#### Objective
Reproduce nothing but the lines from the one with "Recreate this image" through the one with "(fan2) at (574.5,90)", exactly and with both ends. Omit pictures.

Source code of charts
--------------------------------------------------

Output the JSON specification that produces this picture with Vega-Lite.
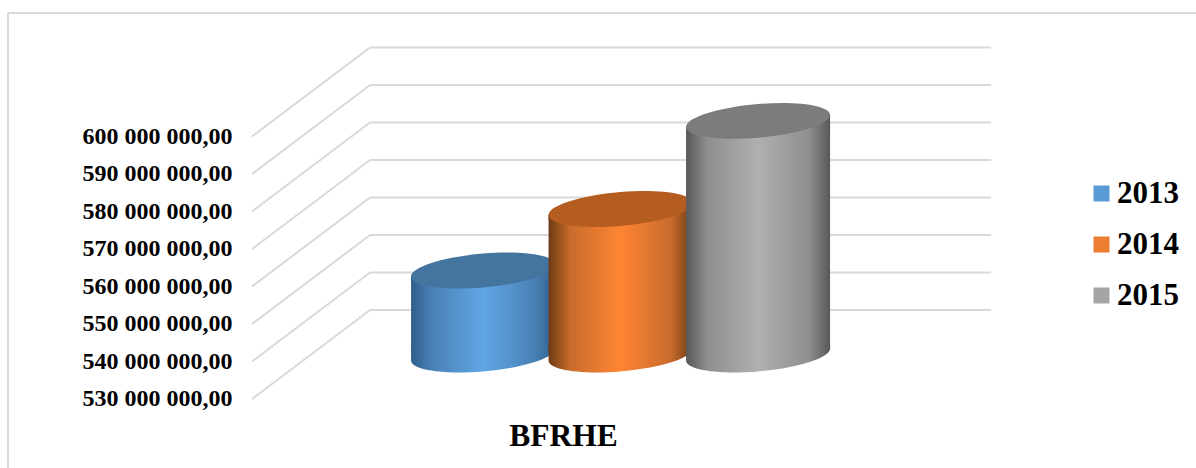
{
"$schema":"https://vega.github.io/schema/vega-lite/v6.json",
"width":1188,"height":455,
"autosize":{"type":"none"},
"padding":{"left":8,"top":13,"right":0,"bottom":0},
"background":"white",
"view":{"stroke":null},
"datasets":{
"bars":[{"year":2013,"value":552400000},{"year":2014,"value":568800000},{"year":2015,"value":592300000}],
"grid":[{"value":530000000},{"value":540000000},{"value":550000000},{"value":560000000},{"value":570000000},{"value":580000000},{"value":590000000},{"value":600000000}]
},
"layer":[
{"data":{"values":[{"f":1}]},"mark":{"type":"rule","color":"#D9D9D9","strokeWidth":2},
 "encoding":{"x":{"datum":2009.545,"type":"quantitative","scale":{"domain":[2009.545,2018.185],"nice":false,"zero":false,"padding":0},
   "axis":{"labels":false,"ticks":false,"domain":false,"grid":false,"title":"BFRHE","titleFont":"Liberation Serif","titleFontWeight":"bold","titleFontSize":31.5,"titleColor":"#000000","titleX":555,"titleY":-22.5,"titleAlign":"center","titleBaseline":"alphabetic"}}}},
{"data":{"values":[{"f":1}]},"mark":{"type":"rule","color":"#D9D9D9","strokeWidth":2},
 "encoding":{"y":{"datum":632930000,"type":"quantitative","scale":{"domain":[511600000,632930000],"nice":false,"zero":false,"padding":0},
   "axis":{"values":[530000000,540000000,550000000,560000000,570000000,580000000,590000000,600000000],"labelExpr":"format(datum.value/1000000,'d')+' 000 000,00'","domain":false,"ticks":false,"grid":false,"title":null,"offset":-224,"labelPadding":0,"labelFont":"Liberation Serif","labelFontWeight":"bold","labelFontSize":24,"labelColor":"#000000","labelBaseline":"middle"}}}},
{"data":{"name":"grid"},"mark":{"type":"rule","color":"#D9D9D9","strokeWidth":2,"yOffset":-89,"y2Offset":-89},
 "encoding":{"x":{"datum":2012.178,"type":"quantitative"},"x2":{"datum":2016.695},"y":{"field":"value","type":"quantitative"},"y2":{"field":"value"}}},
{"data":{"name":"grid"},"mark":{"type":"rule","color":"#D9D9D9","strokeWidth":2,"y2Offset":-89},
 "encoding":{"x":{"datum":2011.32,"type":"quantitative"},"x2":{"datum":2012.178},"y":{"field":"value","type":"quantitative"},"y2":{"field":"value"}}},
{"data":{"name":"bars"},"mark":{"type":"bar","size":138,"orient":"vertical","yOffset":-38.5,"y2Offset":-49},
 "encoding":{"x":{"field":"year","type":"quantitative"},"y":{"field":"value","type":"quantitative"},"y2":{"datum":530000000},
  "color":{"field":"year","type":"ordinal","scale":{"domain":[2013,2014,2015],"range":["#5B9BD5","#ED7D31","#A5A5A5"]},
   "legend":{"title":null,"orient":"none","legendX":1078,"legendY":165,"symbolType":"square","symbolSize":256,"symbolStrokeWidth":0,"labelFont":"Liberation Serif","labelFontWeight":"bold","labelFontSize":31,"labelColor":"#000000","labelOffset":0,"rowPadding":19,"padding":0}}}},
{"data":{"name":"bars"},"transform":[{"filter":"datum.year==2013"}],"layer":[
 {"mark":{"type":"point","filled":true,"opacity":1,"strokeWidth":0,"size":20736,"yOffset":-44.5,"shape":"M-1,0.0833C-1,0.2131,-0.5523,0.281,0,0.235C0.5523,0.189,1,0.0465,1,-0.0833L1,-0.15L-1,-0.15Z","fill":{"gradient":"linear","x1":0,"y1":0,"x2":1,"y2":0,"stops":[{"offset":0,"color":"#2F5F8C"},{"offset":0.15,"color":"#4A82B6"},{"offset":0.5,"color":"#60A6E5"},{"offset":0.85,"color":"#4A82B6"},{"offset":1,"color":"#2F5F8C"}]}},
  "encoding":{"x":{"field":"year","type":"quantitative"},"y":{"datum":530000000,"type":"quantitative"}}},
 {"mark":{"type":"bar","size":144,"orient":"vertical","yOffset":-38.5,"y2Offset":-49,"fill":{"gradient":"linear","x1":0,"y1":0,"x2":1,"y2":0,"stops":[{"offset":0,"color":"#2F5F8C"},{"offset":0.15,"color":"#4A82B6"},{"offset":0.5,"color":"#60A6E5"},{"offset":0.85,"color":"#4A82B6"},{"offset":1,"color":"#2F5F8C"}]}},
  "encoding":{"x":{"field":"year","type":"quantitative"},"y":{"field":"value","type":"quantitative"},"y2":{"datum":530000000}}},
 {"mark":{"type":"point","filled":true,"opacity":1,"strokeWidth":0,"size":20736,"yOffset":-44.5,"shape":"M-1,0.0833L1,-0.0833L1,0.15L-1,0.15Z","fill":{"gradient":"linear","x1":0,"y1":0,"x2":1,"y2":0,"stops":[{"offset":0,"color":"#2F5F8C"},{"offset":0.15,"color":"#4A82B6"},{"offset":0.5,"color":"#60A6E5"},{"offset":0.85,"color":"#4A82B6"},{"offset":1,"color":"#2F5F8C"}]}},
  "encoding":{"x":{"field":"year","type":"quantitative"},"y":{"field":"value","type":"quantitative"}}},
 {"mark":{"type":"point","filled":true,"opacity":1,"strokeWidth":0,"size":20736,"yOffset":-44.5,"fill":"#44759F","shape":"M-1,0.0833C-1,0.2131,-0.5523,0.281,0,0.235C0.5523,0.189,1,0.0465,1,-0.0833C1,-0.2131,0.5523,-0.281,0,-0.235C-0.5523,-0.189,-1,-0.0465,-1,0.0833Z"},
  "encoding":{"x":{"field":"year","type":"quantitative"},"y":{"field":"value","type":"quantitative"}}}
]},
{"data":{"name":"bars"},"transform":[{"filter":"datum.year==2014"}],"layer":[
 {"mark":{"type":"point","filled":true,"opacity":1,"strokeWidth":0,"size":20736,"yOffset":-44.5,"shape":"M-1,0.0833C-1,0.2131,-0.5523,0.281,0,0.235C0.5523,0.189,1,0.0465,1,-0.0833L1,-0.15L-1,-0.15Z","fill":{"gradient":"linear","x1":0,"y1":0,"x2":1,"y2":0,"stops":[{"offset":0,"color":"#6E3A14"},{"offset":0.15,"color":"#C86B2B"},{"offset":0.5,"color":"#FF8533"},{"offset":0.85,"color":"#C86B2B"},{"offset":1,"color":"#6E3A14"}]}},
  "encoding":{"x":{"field":"year","type":"quantitative"},"y":{"datum":530000000,"type":"quantitative"}}},
 {"mark":{"type":"bar","size":144,"orient":"vertical","yOffset":-38.5,"y2Offset":-49,"fill":{"gradient":"linear","x1":0,"y1":0,"x2":1,"y2":0,"stops":[{"offset":0,"color":"#6E3A14"},{"offset":0.15,"color":"#C86B2B"},{"offset":0.5,"color":"#FF8533"},{"offset":0.85,"color":"#C86B2B"},{"offset":1,"color":"#6E3A14"}]}},
  "encoding":{"x":{"field":"year","type":"quantitative"},"y":{"field":"value","type":"quantitative"},"y2":{"datum":530000000}}},
 {"mark":{"type":"point","filled":true,"opacity":1,"strokeWidth":0,"size":20736,"yOffset":-44.5,"shape":"M-1,0.0833L1,-0.0833L1,0.15L-1,0.15Z","fill":{"gradient":"linear","x1":0,"y1":0,"x2":1,"y2":0,"stops":[{"offset":0,"color":"#6E3A14"},{"offset":0.15,"color":"#C86B2B"},{"offset":0.5,"color":"#FF8533"},{"offset":0.85,"color":"#C86B2B"},{"offset":1,"color":"#6E3A14"}]}},
  "encoding":{"x":{"field":"year","type":"quantitative"},"y":{"field":"value","type":"quantitative"}}},
 {"mark":{"type":"point","filled":true,"opacity":1,"strokeWidth":0,"size":20736,"yOffset":-44.5,"fill":"#B55D20","shape":"M-1,0.0833C-1,0.2131,-0.5523,0.281,0,0.235C0.5523,0.189,1,0.0465,1,-0.0833C1,-0.2131,0.5523,-0.281,0,-0.235C-0.5523,-0.189,-1,-0.0465,-1,0.0833Z"},
  "encoding":{"x":{"field":"year","type":"quantitative"},"y":{"field":"value","type":"quantitative"}}}
]},
{"data":{"name":"bars"},"transform":[{"filter":"datum.year==2015"}],"layer":[
 {"mark":{"type":"point","filled":true,"opacity":1,"strokeWidth":0,"size":20736,"yOffset":-44.5,"shape":"M-1,0.0833C-1,0.2131,-0.5523,0.281,0,0.235C0.5523,0.189,1,0.0465,1,-0.0833L1,-0.15L-1,-0.15Z","fill":{"gradient":"linear","x1":0,"y1":0,"x2":1,"y2":0,"stops":[{"offset":0,"color":"#585858"},{"offset":0.15,"color":"#8F8F8F"},{"offset":0.5,"color":"#B0B0B0"},{"offset":0.85,"color":"#8F8F8F"},{"offset":1,"color":"#585858"}]}},
  "encoding":{"x":{"field":"year","type":"quantitative"},"y":{"datum":530000000,"type":"quantitative"}}},
 {"mark":{"type":"bar","size":144,"orient":"vertical","yOffset":-38.5,"y2Offset":-49,"fill":{"gradient":"linear","x1":0,"y1":0,"x2":1,"y2":0,"stops":[{"offset":0,"color":"#585858"},{"offset":0.15,"color":"#8F8F8F"},{"offset":0.5,"color":"#B0B0B0"},{"offset":0.85,"color":"#8F8F8F"},{"offset":1,"color":"#585858"}]}},
  "encoding":{"x":{"field":"year","type":"quantitative"},"y":{"field":"value","type":"quantitative"},"y2":{"datum":530000000}}},
 {"mark":{"type":"point","filled":true,"opacity":1,"strokeWidth":0,"size":20736,"yOffset":-44.5,"shape":"M-1,0.0833L1,-0.0833L1,0.15L-1,0.15Z","fill":{"gradient":"linear","x1":0,"y1":0,"x2":1,"y2":0,"stops":[{"offset":0,"color":"#585858"},{"offset":0.15,"color":"#8F8F8F"},{"offset":0.5,"color":"#B0B0B0"},{"offset":0.85,"color":"#8F8F8F"},{"offset":1,"color":"#585858"}]}},
  "encoding":{"x":{"field":"year","type":"quantitative"},"y":{"field":"value","type":"quantitative"}}},
 {"mark":{"type":"point","filled":true,"opacity":1,"strokeWidth":0,"size":20736,"yOffset":-44.5,"fill":"#7C7C7C","shape":"M-1,0.0833C-1,0.2131,-0.5523,0.281,0,0.235C0.5523,0.189,1,0.0465,1,-0.0833C1,-0.2131,0.5523,-0.281,0,-0.235C-0.5523,-0.189,-1,-0.0465,-1,0.0833Z"},
  "encoding":{"x":{"field":"year","type":"quantitative"},"y":{"field":"value","type":"quantitative"}}}
]}
]
}
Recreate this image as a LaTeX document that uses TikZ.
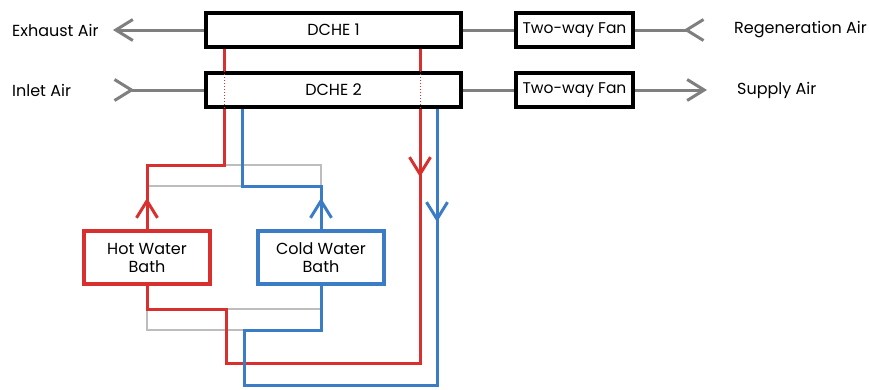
\documentclass[tikz,border=0pt]{standalone}
\usepackage{fontspec}
\setmainfont{Poppins}
\usetikzlibrary{arrows.meta,positioning,calc,decorations.markings,backgrounds}

\definecolor{hotred}{HTML}{D8302F}
\definecolor{coldblue}{HTML}{3A7CC6}
\definecolor{airgray}{HTML}{7F7F7F}
\definecolor{valvegray}{HTML}{BDBDBD}

\begin{document}
\begin{tikzpicture}[x=1pt,y=-1pt,
  unit/.style={rectangle,draw,line width=4pt,fill=white,minimum width=255pt,minimum height=34pt,inner sep=0pt,font=\fontsize{16}{18}\selectfont},
  fan/.style={unit,minimum width=117pt,font=\fontsize{15.5}{17}\selectfont},
  bath/.style={rectangle,draw,line width=4pt,fill=white,minimum width=126pt,minimum height=53pt,inner sep=0pt,align=center,font=\fontsize{16}{18}\selectfont},
  airtext/.style={anchor=west,inner sep=0pt,font=\fontsize{16}{18}\selectfont},
  air/.style={draw=airgray,line width=3pt},
  chev/.tip={Straight Barb[length=17pt,width=21pt]},
  pipe/.style={line width=3pt},
  valve/.style={draw=valvegray,line width=2pt},
  midarrow/.style={postaction={decorate},decoration={markings,mark=at position #1 with {\arrow{chev}}}}
]
\useasboundingbox (0,0) rectangle (869,389);

% heat exchangers
\node[unit] (dche1) at (333.5,30) {DCHE 1};
\node[unit] (dche2) at (333.5,90) {DCHE 2};

% fans
\node[fan] (fan1) at (574.5,30) {Two-way Fan};
\node[fan] (fan2) at (574.5,90) {Two-way Fan};

% water baths
\node[bath,draw=hotred] (hot) at (147,257.5) {Hot Water\\Bath};
\node[bath,draw=coldblue] (cold) at (321,257.5) {Cold Water\\Bath};

% air labels
\node[airtext] (exhaust) at (12,30) {Exhaust Air};
\node[airtext] (inlet) at (12,90) {Inlet Air};
\node[airtext] (regen) at (734,30) {Regeneration Air};
\node[airtext] (supply) at (737,90) {Supply Air};

% arrow ends
\coordinate (exhaustTip) at (113,30);
\coordinate (inletEnd) at (113,90);
\coordinate (regenEnd) at (705,30);
\coordinate (supplyTip) at (707,90);

% pipe corners
\coordinate (hotIn) at (224,165);
\coordinate (coldIn) at (242,186);
\coordinate (hotOut) at (420,363);
\coordinate (coldOut) at (437,385);
\coordinate (hotRet) at (226,309);
\coordinate (coldRet) at (244,330);

\begin{scope}[on background layer]
% air streams
\draw[air,-chev] (dche1.west) -- (exhaustTip);
\draw[air,{chev[reversed]}-] (inletEnd) -- (dche2.west);
\draw[air] (dche1.east) -- (fan1.west);
\draw[air] (dche2.east) -- (fan2.west);
\draw[air,-{chev[reversed]}] (fan1.east) -- (regenEnd);
\draw[air,-chev] (fan2.east) -- (supplyTip);

% bypass lines
\draw[valve] (hotIn) -| (coldIn -| cold.north);
\draw[valve] (hot.north |- coldIn) -- (coldIn);
\draw[valve] (hotRet -| hot.south) |- (coldRet);
\draw[valve] (hotRet) -- (hotRet -| cold.south);

% hot loop
\draw[pipe,hotred,midarrow=31pt] (hot.north) |- (hotIn) -- (hotIn |- dche2.south);
\draw[pipe,hotred] (hotIn |- dche1.south) -- (hotIn |- dche2.north);
\draw[pipe,hotred] (hotOut |- dche1.south) -- (hotOut |- dche2.north);
\draw[pipe,hotred,midarrow=68pt] (hotOut |- dche2.south) -- (hotOut) -| (hotRet) -| (hot.south);

% cold loop
\draw[pipe,coldblue,midarrow=31pt] (cold.north) |- (coldIn) -- (coldIn |- dche2.south);
\draw[pipe,coldblue,midarrow=113pt] (coldOut |- dche2.south) -- (coldOut) -| (coldRet) -| (cold.south);
\end{scope}

% red lines through DCHE 2
\draw[hotred,line width=1pt,dotted] (hotIn |- dche2.north) -- (hotIn |- dche2.south);
\draw[hotred,line width=1pt,dotted] (hotOut |- dche2.north) -- (hotOut |- dche2.south);

\end{tikzpicture}
\end{document}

--------------------------------------------------

#### Task result
Recreate this image as a LaTeX document that uses TikZ.
\documentclass[tikz,border=0pt]{standalone}
\usepackage{fontspec}
\setmainfont{Poppins}
\usetikzlibrary{arrows.meta,positioning,calc,decorations.markings,backgrounds}

\definecolor{hotred}{HTML}{D8302F}
\definecolor{coldblue}{HTML}{3A7CC6}
\definecolor{airgray}{HTML}{7F7F7F}
\definecolor{valvegray}{HTML}{BDBDBD}

\begin{document}
\begin{tikzpicture}[x=1pt,y=-1pt,
  unit/.style={rectangle,draw,line width=4pt,fill=white,minimum width=255pt,minimum height=34pt,inner sep=0pt,font=\fontsize{16}{18}\selectfont},
  fan/.style={unit,minimum width=117pt,font=\fontsize{15.5}{17}\selectfont},
  bath/.style={rectangle,draw,line width=4pt,fill=white,minimum width=126pt,minimum height=53pt,inner sep=0pt,align=center,font=\fontsize{16}{18}\selectfont},
  airtext/.style={anchor=west,inner sep=0pt,font=\fontsize{16}{18}\selectfont},
  air/.style={draw=airgray,line width=3pt},
  chev/.tip={Straight Barb[length=17pt,width=21pt]},
  pipe/.style={line width=3pt},
  valve/.style={draw=valvegray,line width=2pt},
  midarrow/.style={postaction={decorate},decoration={markings,mark=at position #1 with {\arrow{chev}}}}
]
\useasboundingbox (0,0) rectangle (869,389);

% heat exchangers
\node[unit] (dche1) at (333.5,30) {DCHE 1};
\node[unit] (dche2) at (333.5,90) {DCHE 2};

% fans
\node[fan] (fan1) at (574.5,30) {Two-way Fan};
\node[fan] (fan2) at (574.5,90) {Two-way Fan};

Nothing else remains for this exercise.